Abstract.—In Gökova Bay (Turkey), in the Mediterranean Sea, a number of problems were encountered within the small-scale fishing sector, including illegal fishing activities and declines in landings of valuable species, especially groupers (Serranidae) and shrimps (Decapoda crustaceans). Fishing income was not sufficient to sustain the livelihood of fishers who depended solely on fishing. Thanks to a collaboration with academics, government administrators, nongovernmental organizations (NGOs), and local fishery cooperatives, six no-fishing zones (NFZ) were officially declared in July 2010 to support small-scale fisheries in Gökova Bay. Establishing NFZs, however, increased illegal fishing due to the lack of enforcement and made problems worse rather than providing a solution.
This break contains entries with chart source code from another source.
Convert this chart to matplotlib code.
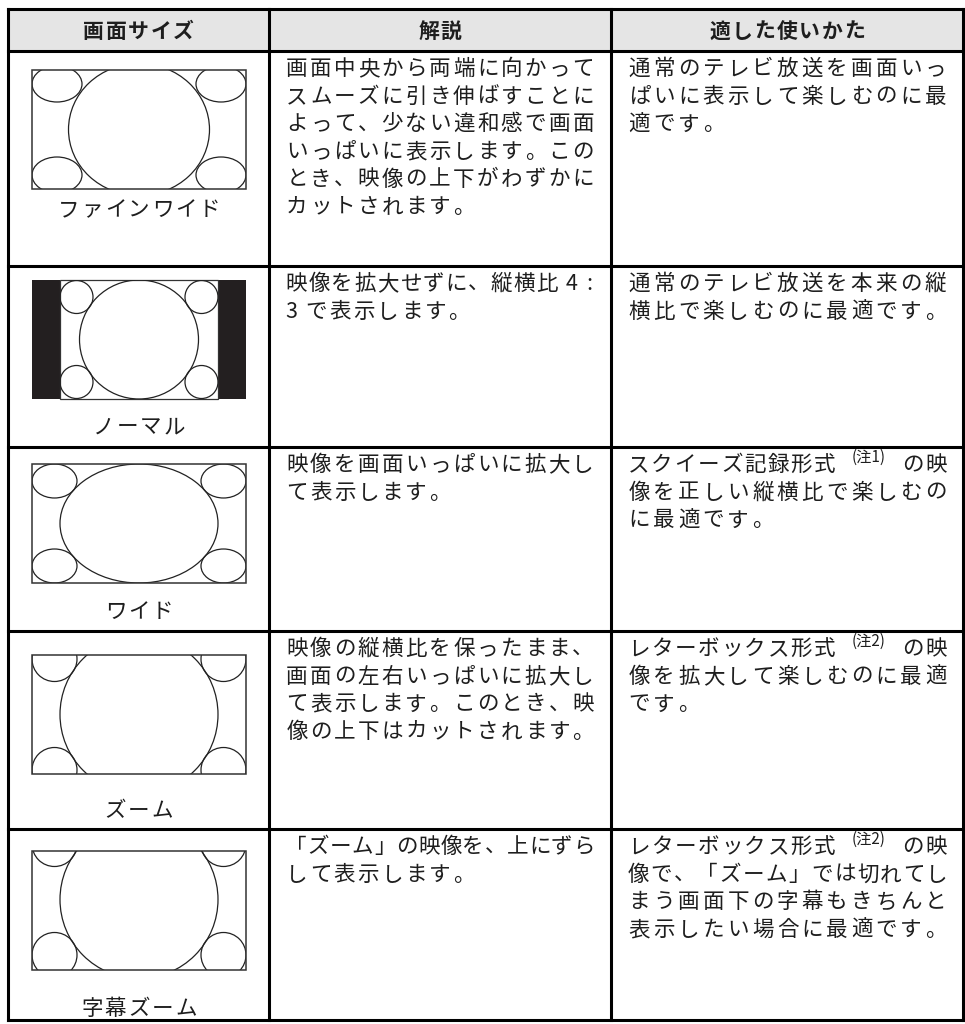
import matplotlib
matplotlib.use("Agg")
import matplotlib.pyplot as plt
from matplotlib.patches import Rectangle, Ellipse, Circle

plt.rcParams['font.family'] = ['Noto Sans CJK JP', 'DejaVu Sans']

headers = ['画面サイズ', '解説', '適した使いかた']
modes = ['ファインワイド', 'ノーマル', 'ワイド', 'ズーム', '字幕ズーム']
descriptions = [
    ['画面中央から両端に向かって', 'スムーズに引き伸ばすことに', 'よって、少ない違和感で画面',
     'いっぱいに表示します。この', 'とき、映像の上下がわずかに', 'カットされます。'],
    ['映像を拡大せずに、縦横比 4 :', '3 で表示します。'],
    ['映像を画面いっぱいに拡大し', 'て表示します。'],
    ['映像の縦横比を保ったまま、', '画面の左右いっぱいに拡大し', 'て表示します。このとき、映',
     '像の上下はカットされます。'],
    ['「ズーム」の映像を、上にずら', 'して表示します。'],
]
usages = [
    ['通常のテレビ放送を画面いっ', 'ぱいに表示して楽しむのに最', '適です。'],
    ['通常のテレビ放送を本来の縦', '横比で楽しむのに最適です。'],
    ['スクイーズ記録形式[注1]の映', '像を正しい縦横比で楽しむの', 'に最適です。'],
    ['レターボックス形式[注2]の映', '像を拡大して楽しむのに最適', 'です。'],
    ['レターボックス形式[注2]の映', '像で、「ズーム」では切れてし', 'まう画面下の字幕もきちんと',
     '表示したい場合に最適です。'],
]

# layout (pixels, y grows downward)
W, H = 965, 1024
col_x = [8, 269, 611, 963]
row_y = [9, 51, 266, 447, 631, 829, 1020]
caption_y = [208, 425, 610, 809, 1007]
FS = 15.5
LINE = 27.6
INK = '#1e1e1e'


def tokens_of(s):
    out = []
    i = 0
    while i < len(s):
        c = s[i]
        if c == '[':
            j = s.index(']', i)
            out.append(('note', '(' + s[i + 1:j] + ')', 2.8))
            i = j + 1
            continue
        if c == ' ':
            out.append(('sp', '', 0.3))
        elif ord(c) < 128:
            out.append(('ch', c, 0.5))
        else:
            out.append(('ch', c, 1.0))
        i += 1
    return out


def draw_line(ax, s, x_left, width, yc, justify, pitch, fs=FS, weight='normal'):
    toks = tokens_of(s)
    total = sum(t[2] for t in toks)
    if justify:
        pitch = width / total
    em = fs * 100 / 72
    base = yc + 0.38 * em
    x = x_left
    for kind, txt, u in toks:
        slot = u * pitch
        if kind == 'ch':
            if u == 1.0:
                ax.text(x + (slot - em) / 2, base, txt, fontsize=fs, ha='left',
                        va='baseline', color=INK, weight=weight)
            else:
                ax.text(x + slot / 2, base, txt, fontsize=fs, ha='center',
                        va='baseline', color=INK, weight=weight)
        elif kind == 'note':
            ax.text(x + slot / 2, yc - 1, txt, fontsize=11, ha='center',
                    va='baseline', color=INK)
        x += slot


def clipped(ax, patch, clip):
    ax.add_patch(patch)
    patch.set_clip_path(clip)


def diagram(ax, kind, x0, y0, w=214, h=119):
    cx, cy = x0 + w / 2, y0 + h / 2
    box = Rectangle((x0, y0), w, h, fill=False, lw=0, transform=ax.transData)
    ax.add_patch(box)
    kw = dict(fill=False, lw=0.9, ec='#222222')
    if kind == 0:
        clipped(ax, Ellipse((cx, cy), 141, 132, **kw), box)
        for ex in (x0 + 25, x0 + w - 25):
            for ey in (y0 + 14, y0 + h - 14):
                clipped(ax, Ellipse((ex, ey), 50, 36, **kw), box)
    elif kind == 1:
        ax.add_patch(Rectangle((x0, y0), 28, h, color='#231f20', lw=0))
        ax.add_patch(Rectangle((x0 + w - 28, y0), 28, h, color='#231f20', lw=0))
        ax.add_patch(Rectangle((x0 + 28, y0), w - 56, h, fill=False, lw=0.9, ec='#333333'))
        clipped(ax, Circle((cx, cy), 59.5, **kw), box)
        for ex in (x0 + 44.5, x0 + w - 44.5):
            for ey in (y0 + 17, y0 + h - 17):
                clipped(ax, Circle((ex, ey), 16.5, **kw), box)
    elif kind == 2:
        clipped(ax, Ellipse((cx, cy), 158, 119, **kw), box)
        for ex in (x0 + 22.5, x0 + w - 22.5):
            for ey in (y0 + 17, y0 + h - 17):
                clipped(ax, Ellipse((ex, ey), 45, 34, **kw), box)
    else:
        d = 0 if kind == 3 else -11
        clipped(ax, Circle((cx, cy + d), 79, **kw), box)
        for ex in (x0 + 22.5, x0 + w - 22.5):
            for ey in (y0 + 4 + d, y0 + h - 4 + d):
                clipped(ax, Circle((ex, ey), 22.5, **kw), box)
    if kind != 1:
        ax.add_patch(Rectangle((x0, y0), w, h, fill=False, lw=1.1, ec='#333333'))


fig = plt.figure(figsize=(W / 100, H / 100), dpi=100)
ax = fig.add_axes([0, 0, 1, 1])
ax.set_xlim(0, W)
ax.set_ylim(H, 0)
ax.axis('off')

# header
ax.add_patch(Rectangle((col_x[0], row_y[0]), col_x[-1] - col_x[0], row_y[1] - row_y[0],
                       color='#e5e5e5', lw=0))
for i, t in enumerate(headers):
    cxh = (col_x[i] + col_x[i + 1]) / 2
    draw_line(ax, t, cxh - len(t) * 22.4 / 2, 0, (row_y[0] + row_y[1]) / 2, False,
              22.4, fs=15, weight='bold')

box_tops = [70, 280, 464, 655, 851]
c2_left, c2_w = 285, 310
c3_left, c3_w = 627, 321
for r in range(5):
    top = row_y[r + 1]
    diagram(ax, r, 32, box_tops[r])
    name = modes[r]
    draw_line(ax, name, 139 - len(name) * 23.5 / 2, 0, caption_y[r], False, 23.5)
    lines = descriptions[r]
    for k, s in enumerate(lines):
        draw_line(ax, s, c2_left, c2_w, top + 16 + k * LINE, k < len(lines) - 1, c2_w / 13)
    lines = usages[r]
    for k, s in enumerate(lines):
        draw_line(ax, s, c3_left, c3_w, top + 16 + k * LINE, k < len(lines) - 1, c3_w / 13)

# grid lines
for y in row_y:
    ax.plot([col_x[0], col_x[-1]], [y, y], color='black', lw=2.2, solid_capstyle='projecting')
for x in col_x:
    ax.plot([x, x], [row_y[0], row_y[-1]], color='black', lw=2.2, solid_capstyle='projecting')

fig.savefig('out.png', dpi=100)
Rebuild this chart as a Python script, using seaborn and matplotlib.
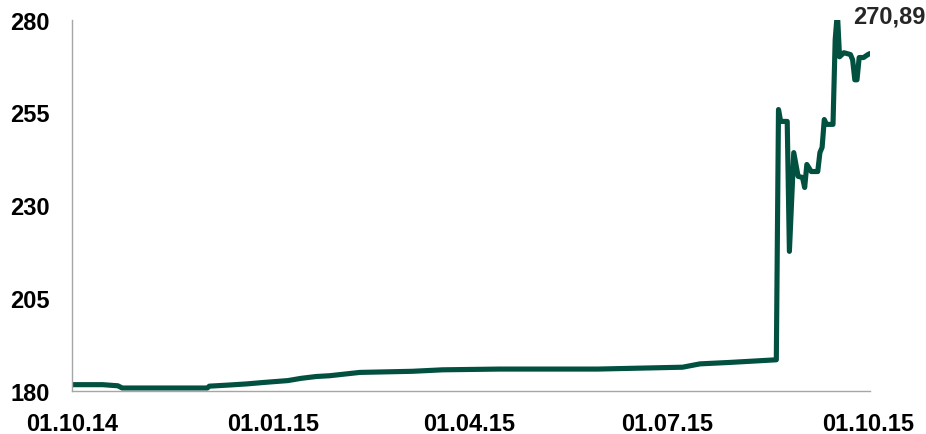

In 2012, the Mediterranean Conservation Society (an NGO) established a marine ranger system by training and employing local fishermen as marine rangers, equipping them with fast boats, and working in close cooperation with the Coast Guard. These actions and many others (e.g., supporting marketing of invasive species) have led to conservation of fish stocks as well as an increase in fishers’ incomes. Dramatic increases in abundance for some species have occurred in comparison to previous years. Biomass of predator fishes, such as groupers, increased significantly in NFZs. Mean fishing income per vessel reached the highest level ever recorded. Today, we are near the end of a long process to reach a solution for all stakeholders (fishery cooperatives, academics, NGOs, and government officials) in Gökova Bay. Lessons learned in the process were the importance of working together, building trust and cooperation among stakeholders, implementing a marine ranger system for enforcement, creating marketing opportunities for invasive species, and developing a data collection system for improved monitoring. These lessons may be replicated in other areas of Turkey and elsewhere in support of sustainable fisheries.